Но не такими были цели Юлиана на самом деле. Как неоднократно отмечалось, в характере императора было одно преобладающее над всем свойство – искусство лицемерить и притворяться. Выдавая себя чуть ли не за друга христиан, кроткий и снисходительный к ним, он своей внешностью далеко не выражал то, что творилось в глубине души[379]. На самом деле его дальней мечтой было полностью стереть Церковь с земли. Примечательно, что даже на первых порах, когда маска ласковости не сходила с лица, Юлиан уже обнаружил известную избирательность по отношению к представителям различных церковных партий.
Исподволь попустительствуя насилию в отношении никейцев, он выказывает особую благосклонность к арианам, новацианам, донатистам, другим еретикам, а вождя ариан Аэция не просто возвратил из ссылки, но и пригласил к себе во дворец, наградив попутно ересиарха богатым имением на острове Лесбос[380]. Внешне беспристрастный, при возникновении диспутов православных с еретиками он всегда держал сторону последних. Когда в городе Кизик возник спор между новацианами и никейцами во главе с епископом Элевзием, он не замедлил принять сторону еретиков и отправил архиерея со всем клиром в ссылку, обосновывая свое решение тем, что якобы тот подстрекал народ к бунту. Аналогичная судьба постигла и епископа города Бостры Тита, которого Юлиан велел отправить в ссылку[381].
Тайно поощряемые царем, донатисты вскоре устроили настоящую кровавую охоту на православных, изгоняя их священников из церквей и разрушая алтари. Донатистским же «епископам» Юлиан велел возвратить все отнятые у них во времена Констанция приходы и храмы. Возражая на жалобы православных архипастырей, он отвечал, будто его закон только позволяет им вернуться из мест ссылки, но не восстанавливает их в прежнем сане. Замечательный цинизм!
Очередные неприятности были уготованы борцу за Православие св. Афанасию Великому. Вернувшись в Александрию, он снова занял епископский престол и с большим усердием вел миссионерскую деятельность среди язычников. Известие об этом вызвало бешеный гнев Юлиана. Губернатору Египта он пишет письмо, в котором клянется наложить на него штраф в размере 100 литр золота, если св. Афанасий не будет выслан из города. «Ничем не можешь доставить мне удовольствие, как изгнав из египетских пределов Афанасия, этого сквернавца, который в мое время смеет совершать крещение над знатными женщинами»[382]. Естественно, участь св. Афанасия была решена, и он отправился в очередное изгнание, в противном случае его ждала неминуемая смерть.

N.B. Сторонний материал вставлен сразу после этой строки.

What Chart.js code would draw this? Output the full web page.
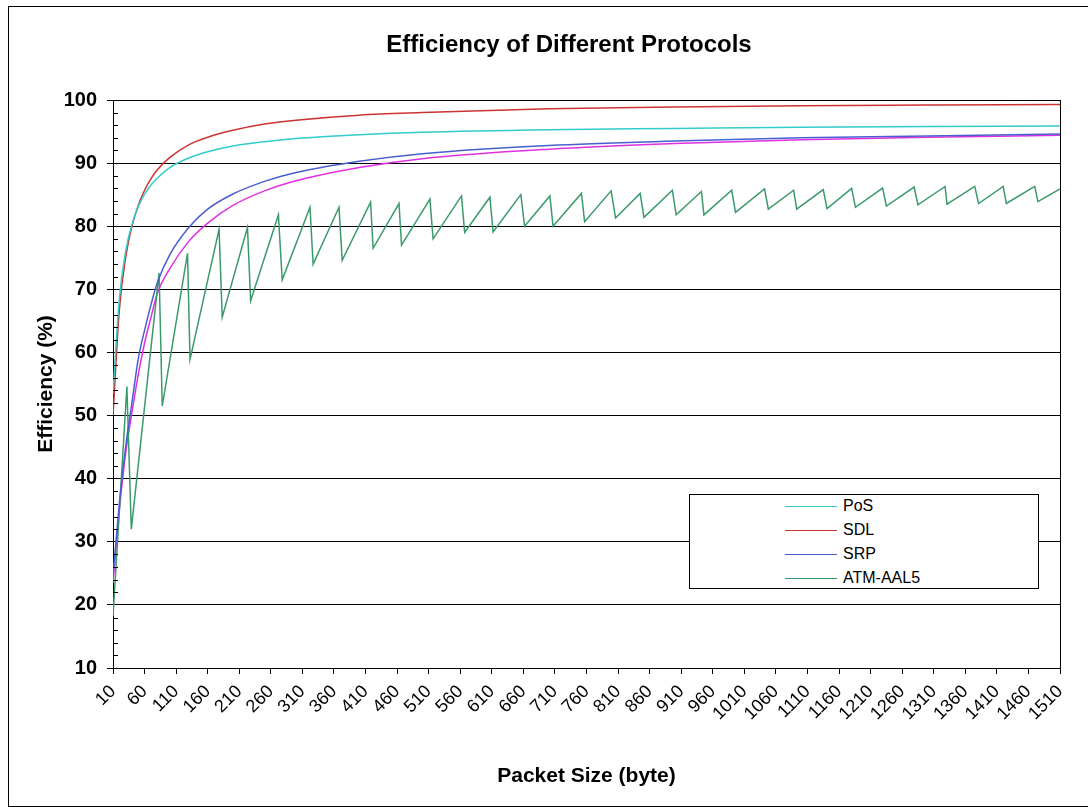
<!DOCTYPE html>
<html>
<head>
<meta charset="utf-8">
<title>Efficiency of Different Protocols</title>
<script src="https://cdn.jsdelivr.net/npm/chart.js@4.4.1/dist/chart.umd.min.js"></script>
<style>
    html, body { margin: 0; padding: 0; background: #fff; overflow: hidden; }
    body { width: 1088px; height: 807px; position: relative; font-family: Arial, "Liberation Sans", sans-serif; }
    #frame { position: absolute; left: 8px; top: 6px; width: 1200px; height: 799px; border: 1px solid #000; }
    #chart { position: absolute; left: 0; top: 0; }
    #legend {
        position: absolute; left: 689px; top: 494px; width: 348px; height: 93px;
        border: 1px solid #000; background: #fff;
    }
    #legend .row { position: absolute; left: 0; height: 24px; width: 100%; }
    #legend .swatch { position: absolute; left: 95px; top: 11px; width: 52px; height: 0; border-top: 1.5px solid; }
    #legend .label { position: absolute; left: 153px; top: 2px; font-size: 16px; line-height: 18px; color: #000; }
</style>
</head>
<body>
<div id="frame"></div>
<canvas id="chart" width="1138" height="807"></canvas>
<div id="legend"></div>
<script>
// x tick labels (packet size, bytes)
const xTicks = [10, 60, 110, 160, 210, 260, 310, 360, 410, 460, 510, 560, 610, 660, 710, 760,
    810, 860, 910, 960, 1010, 1060, 1110, 1160, 1210, 1260, 1310, 1360, 1410, 1460, 1510];

// packet sizes
const packetSizes = [10, 20, 30, 40, 50, 60, 70, 80, 100, 130, 160, 200, 250, 300, 400, 500, 700, 900, 1100, 1300, 1510];
const posValues = [53.5, 68.5, 76, 80.3, 83.1, 85.1, 86.5, 87.6, 89.3, 90.8, 91.8, 92.7, 93.4, 93.9, 94.5, 94.9, 95.3, 95.5, 95.7, 95.8, 95.9];
const sdlValues = [50, 66.7, 75, 80, 83.3, 85.7, 87.5, 88.9, 90.9, 92.9, 94.1, 95.2, 96.2, 96.8, 97.6, 98.0, 98.6, 98.9, 99.1, 99.2, 99.3];
const srpValues = [24.5, 36, 45, 52, 59, 63.5, 67.5, 71, 75.5, 79.8, 82.7, 85.1, 87.1, 88.5, 90.3, 91.5, 92.8, 93.5, 94.0, 94.3, 94.6];
// fifth curve (magenta) has no legend entry in the original
const extraValues = [23.5, 35, 44, 50.5, 56.5, 61.5, 65.5, 69.3, 73.3, 77.6, 80.5, 83.3, 85.6, 87.2, 89.3, 90.7, 92.2, 93.1, 93.7, 94.1, 94.4];

// ATM-AAL5 sawtooth: peaks and troughs
const atmSizes = [10, 32, 39, 83, 88, 128, 132, 178, 183, 223, 228, 272, 278, 322, 327, 368, 373, 418, 422,
    463, 467, 512, 517, 562, 567, 607, 612, 656, 662, 702, 707, 752, 757, 799, 806, 845, 851, 896, 902,
    942, 946, 990, 996, 1042, 1048, 1088, 1093, 1135, 1141, 1180, 1186, 1229, 1235, 1279, 1285,
    1328, 1331, 1375, 1381, 1420, 1425, 1470, 1475, 1510];
const atmValues = [18.2, 54.6, 32.0, 72.6, 51.5, 75.7, 58.9, 79.5, 65.6, 79.8, 68.2, 81.8, 71.5, 83.0, 74.0, 83.0, 74.6, 83.8, 76.5,
    83.6, 77.0, 84.3, 78.0, 84.8, 79.0, 84.6, 79.1, 85.0, 80.0, 84.8, 80.0, 85.2, 80.7, 85.6, 81.3, 85.2, 81.4, 85.7, 81.8,
    85.5, 81.8, 85.7, 82.2, 85.9, 82.7, 85.7, 82.7, 85.8, 82.8, 86.0, 83.0, 86.05, 83.2, 86.2, 83.4,
    86.3, 83.5, 86.3, 83.6, 86.3, 83.6, 86.3, 83.9, 85.9];

const FONT = 'Arial, "Liberation Sans", sans-serif';

function toPoints(xs, ys) {
    return xs.map((x, i) => ({ x: x, y: ys[i] }));
}

function smoothLine(label, values, color) {
    return {
        label: label,
        data: toPoints(packetSizes, values),
        borderColor: color,
        borderWidth: 1.5,
        pointRadius: 0,
        cubicInterpolationMode: 'monotone',
        fill: false,
    };
}

// Excel centred the title a bit left of the plot area
const titleShift = {
    id: 'titleShift',
    afterLayout(chart) {
        chart.titleBlock.left = chart.chartArea.left - 35;
        chart.titleBlock.right = chart.chartArea.right;
    }
};

// minor ticks inside the plot on the y axis, and the plot-area frame
const plotDecor = {
    id: 'plotDecor',
    afterDraw(chart) {
        const { ctx, chartArea } = chart;
        const y = chart.scales.y;
        ctx.save();
        ctx.strokeStyle = '#000';
        ctx.lineWidth = 1;
        ctx.beginPath();
        for (let v = y.min; v <= y.max; v += 2) {
            if (v % 10 === 0) continue;
            const py = Math.round(y.getPixelForValue(v)) + 0.5;
            ctx.moveTo(chartArea.left, py);
            ctx.lineTo(chartArea.left + 5, py);
        }
        ctx.moveTo(Math.round(chartArea.right) + 0.5, chartArea.top);
        ctx.lineTo(Math.round(chartArea.right) + 0.5, chartArea.bottom);
        ctx.stroke();
        ctx.restore();
    }
};

const chart = new Chart(document.getElementById('chart'), {
    type: 'line',
    data: {
        datasets: [
            smoothLine('PoS', posValues, '#33CCCC'),
            smoothLine('SDL', sdlValues, '#CC3333'),
            smoothLine('SRP', srpValues, '#4A5FCF'),
            {
                label: 'ATM-AAL5',
                data: toPoints(atmSizes, atmValues),
                borderColor: '#3A9A6A',
                borderWidth: 1.5,
                pointRadius: 0,
                tension: 0,
                fill: false,
            },
            smoothLine('', extraValues, '#E030E0'),
        ]
    },
    options: {
        responsive: false,
        animation: false,
        layout: { padding: { left: 0, right: 78, top: 0, bottom: 0 } },
        plugins: {
            legend: { display: false },
            tooltip: { enabled: false },
            title: {
                display: true,
                text: 'Efficiency of Different Protocols',
                color: '#000',
                font: { family: FONT, size: 24, weight: 'bold' },
                padding: { top: 31, bottom: 40.2 },
            },
        },
        scales: {
            x: {
                type: 'linear',
                min: 10,
                max: 1510,
                afterBuildTicks: (scale) => { scale.ticks = xTicks.map(v => ({ value: v })); },
                afterFit: (scale) => { scale.height = 139; },
                ticks: {
                    autoSkip: false,
                    maxRotation: 45,
                    minRotation: 45,
                    padding: 7,
                    color: '#000',
                    font: { family: FONT, size: 18 },
                    callback: (v) => String(v),
                },
                grid: { drawOnChartArea: false, drawTicks: true, tickLength: 6, color: '#000' },
                border: { color: '#000', width: 1 },
                title: {
                    display: true,
                    text: 'Packet Size (byte)',
                    color: '#000',
                    font: { family: FONT, size: 21, weight: 'bold' },
                    padding: { top: 0, bottom: 18.4 },
                },
            },
            y: {
                min: 10,
                max: 100,
                afterFit: (scale) => { scale.width = 113; },
                ticks: {
                    stepSize: 10,
                    padding: 10,
                    color: '#000',
                    font: { family: FONT, size: 20, weight: 'bold' },
                },
                grid: { color: '#000', tickLength: 6, lineWidth: 1 },
                border: { color: '#000', width: 1 },
                title: {
                    display: true,
                    text: 'Efficiency (%)',
                    color: '#000',
                    font: { family: FONT, size: 21, weight: 'bold' },
                    padding: { top: 33.4, bottom: 0 },
                },
            },
        },
    },
    plugins: [titleShift, plotDecor],
});

// legend box (the magenta curve has no entry)
const legendEl = document.getElementById('legend');
chart.data.datasets.forEach((ds) => {
    if (!ds.label) return;
    const idx = legendEl.children.length;
    const row = document.createElement('div');
    row.className = 'row';
    row.style.top = (idx * 24) + 'px';
    const sw = document.createElement('div');
    sw.className = 'swatch';
    sw.style.borderTopColor = ds.borderColor;
    const lb = document.createElement('div');
    lb.className = 'label';
    lb.textContent = ds.label;
    row.appendChild(sw);
    row.appendChild(lb);
    legendEl.appendChild(row);
});
</script>
</body>
</html>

Очевидно, скрывая на время свою ненависть ко всему, связанному с именем Христа, Юлиан не предполагал, что эффект от антицерковной деятельности будет столь мал. Среди его подданных численно христиан оказалось куда больше, чем он мог ожидать. Даже в глухих провинциях ему попадались сплошь христианские общины, не желавшие ни при каких обстоятельствах отказываться от своего Бога. Эти обстоятельства подвигли Юлиана на более решительные, кровавые меры против Церкви. Но, надо отдать должное, свои гонения на христиан царь сопровождал активной прозелитской деятельностью, сам неоднократно демонстрируя свою приверженность идолопоклонству и одновременно стараясь перенять от христиан наиболее популярные формы из социальной деятельности.
Надо сказать, деятельность христианских общин очень быстро снискала симпатии населения, и для этого были объективные причины. По сложившейся традиции издавна муниципальные курии отвечали за сбор налогов и вопросы социального благоустройства. Однако уже в III в., вследствие истощения государственной казны, многие общественные проекты оказались забытыми. И деятельность христиан, рьяно взявшихся помогать бедным и обездоленным, была встречана радостными криками. Например, только в одной Александрии местная Церковь организовала бесплатную раздачу хлеба для 75 тысяч человек. Там же были построены на средства христиан несколько больниц, а при храмах организованы богадельни.
Но еще более интересный пример являл город Кесария в Малой Азии, где христианская община настолько снискала уважение среди сограждан, что к 360 г. ни одного языческого храма в нем просто не осталось. В сирийском городе Кир местный епископ взял на себя содержание общественных бань. А в Египте архиерей построил целый флот, чтобы перевозить пропитание нуждающимся. И таких примеров было великое множество[383].